Ho Chi Minh

Indochinese Prosperity Under the Rule of M. Long


First Published: La Vie Ouvriere, December 22, 1922
Source: Selected Works of Ho Chi Minh Vol. 1
Publisher: Foreign Languages Publishing House
Transcription/Markup: Christian Liebl
Online Version: Ho Chi Minh Internet Archive (marxists.org) 2003


M. Albert Sarraut, our great Minister of Colonies, never misses an opportunity to go into raptures over the prosperity of Indo-China, of ‘his’ Indo-China, and over the grandiose tasks that he and his have performed or are performing there. To prove that he is telling the truth and nothing but the truth, we will put before him and our friends the following passages, extracted from a letter addressed to the newspaper Republique Franfaise of December 6, 1922, by Colonel Bernard who, set your mind at rest, Mr. Minister, is not a communist.

‘Indochinese exports,’ says the letter ‘are stationary or even in regression. In 1914 Indo-China exported 45,000 kilos of silk, 99,000 tons of maize, 480 tons of tea. Last year, it exported only 15,000 kilos of silk, 32,000 tons of maize, and 156 tons of tea.

‘It is also believed that the Indochinese government is at this moment actively carrying out the big projects which are indispensable for the improvement of the colony. But, since 1914 not a kilometre of railway has been built nor a hectare of ricefield reclaimed. Ten years ago M. Sarraut had a programme of works approved which included the construction of a railway from Vinh to Dong Ha and the building of four big irrigation systems; all these works have been suspended for over five years on the pretext of lack of credits. But, during the same period, Indo-China devoted 65 million piastres, 450 million francs, to the construction of roads and civil buildings. Let M. Faget meditate on such figures! Nearly half a billion spent for the construction of motor-roads along which not even a ton of goods travels, for the building of houses and offices for the countless officials who swarm in Indo-China with all the luxuriance of tropical vegetation, and, meanwhile, works acknowledged as indispensable and already approved by a vote of Parliament have been abandoned.
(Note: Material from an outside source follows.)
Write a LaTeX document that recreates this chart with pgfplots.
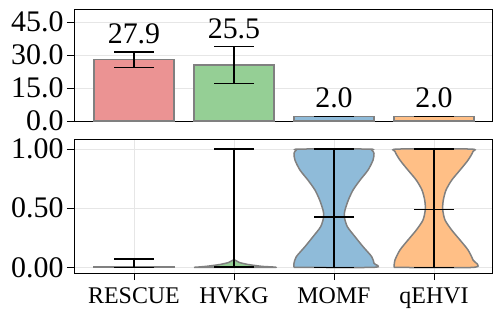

‘And don't think that there is any intention of changing the methods in Indo-China. In order to complete the 1912 programme, M. Long has already asked Parliament for authority to raise a loan. Today, he is still asking for permission to contract an agreement on it. Those who now have charge of the development of Indo-China seem determined to do nothing really useful if they are not first allowed to contract debts. As for budgetary resources, and reserves accumulated during the war and post-war period, they have grandly decided to play ducks and drakes with them, if Parliament does not take a hand.’